«Stretta inevitabile ma anche per gli alti redditi»

Perchèsia ben chiara una cosa: qui c'è il rischio che stringendo gli stipendi vengano compressi i consumi e di conseguenza bloccata la ripresa economica». Paolo Pirani, responsabile per la Uil del pubblico impiego ci tiene a mettere i paletti ma mostra anche di muoversi con grande cautela. È innegabile che questa volta il sindacato si trova in una posizione delicata. Deve far digerire al pubblico impiego una cura da cavallo inevitabile. Siete in imbarazzo, come la mettete? «Nessun imbarazzo. È del tutto evidente che siamo in presenza di una manovra di rigore imposta dalla situazione economica interna e internazionale. Si tratterà di conoscere l'entità ma noi non ci siamo mai sottratti dall'assumerci le nostre responsabilità e fare la nostra parte in politiche di rigore. Piuttosto saremo molto attenti all'equità. Respingeremo manovre unilaterali che si rivolgessero ai ceti più deboli. Chi più ha, più deve pagare. È giusto da un lato mantenere i capisaldi dello stato sociale ma anche garantire al Paese la condizione che lasci aperta la strada allo sviluppo. La manovra se è tutta recessiva sarebbe negativa». Quindi secondo lei dove bisognerebbe tagliare? «Bisogna combattere gli sprechi. Ci aspettiamo la chiusura della miriade di centri di spesa giustificati solo da logiche politiche. Ci sono migliaia di enti inutili e sovrapposizioni di funzioni. È qui che bisogna incidere». E le pensioni? Ci sono ipotesi di chiusure di finestre per le anzianità... «Basta parlare di pensioni. Abbiamo già fatto un accordo che adegua l'età della pensione alle aspettative di vita. Quindi il meccanismo è già flessibile ed è il migliore in Europa». A proposito di equità, il taglio del 5% proposto dal ministro Calderoli per le retribuzioni dei parlamentari? «Mi sembra poca roba.
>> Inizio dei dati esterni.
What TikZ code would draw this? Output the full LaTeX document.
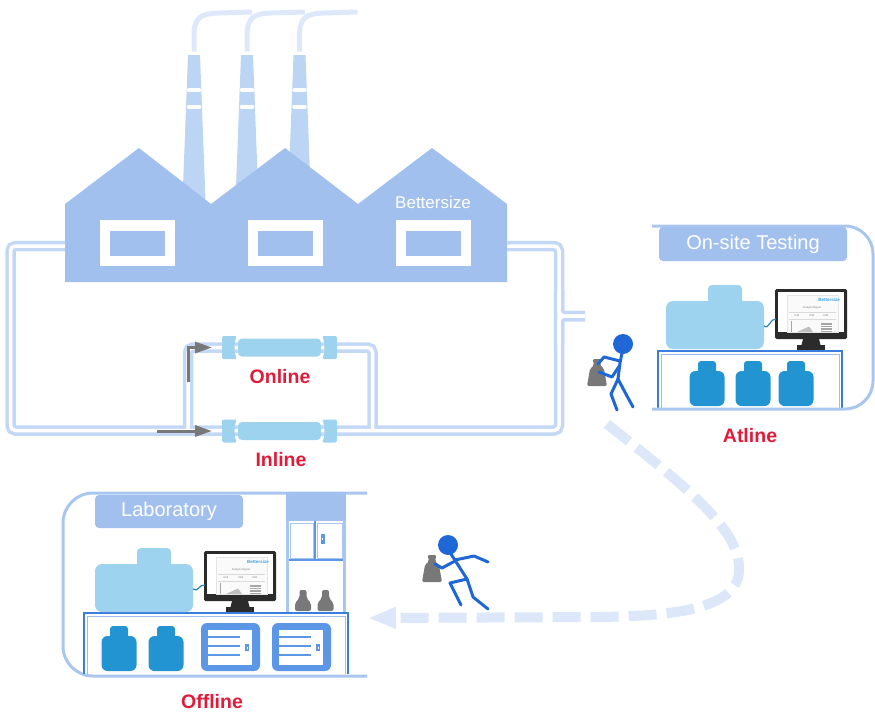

Piuttosto c'è un problema di riduzione del numero dei parlamentari che è il doppio degli altri parlamenti europei». I nuovi contratti del pubblico impiego rischiano di essere vuoti. Che farete? «C'è il rischio di tornare al patto sabaudo in base al quale allo statale si dava poco perchè gli si chiedeva poco, e quindi in contraddizione palese con il principio della premialità della produttività. E poi partire con i tagli a chi prende 1.200 euro al mese lasciando intatte le retribuzioni dei non contrattualizzati, i baroni universitari, gli alti gradi delle forze dell'ordine, i gran commis di Stato, bè sarebbe davvero, a dir poco, una bizzarria». L.D.P.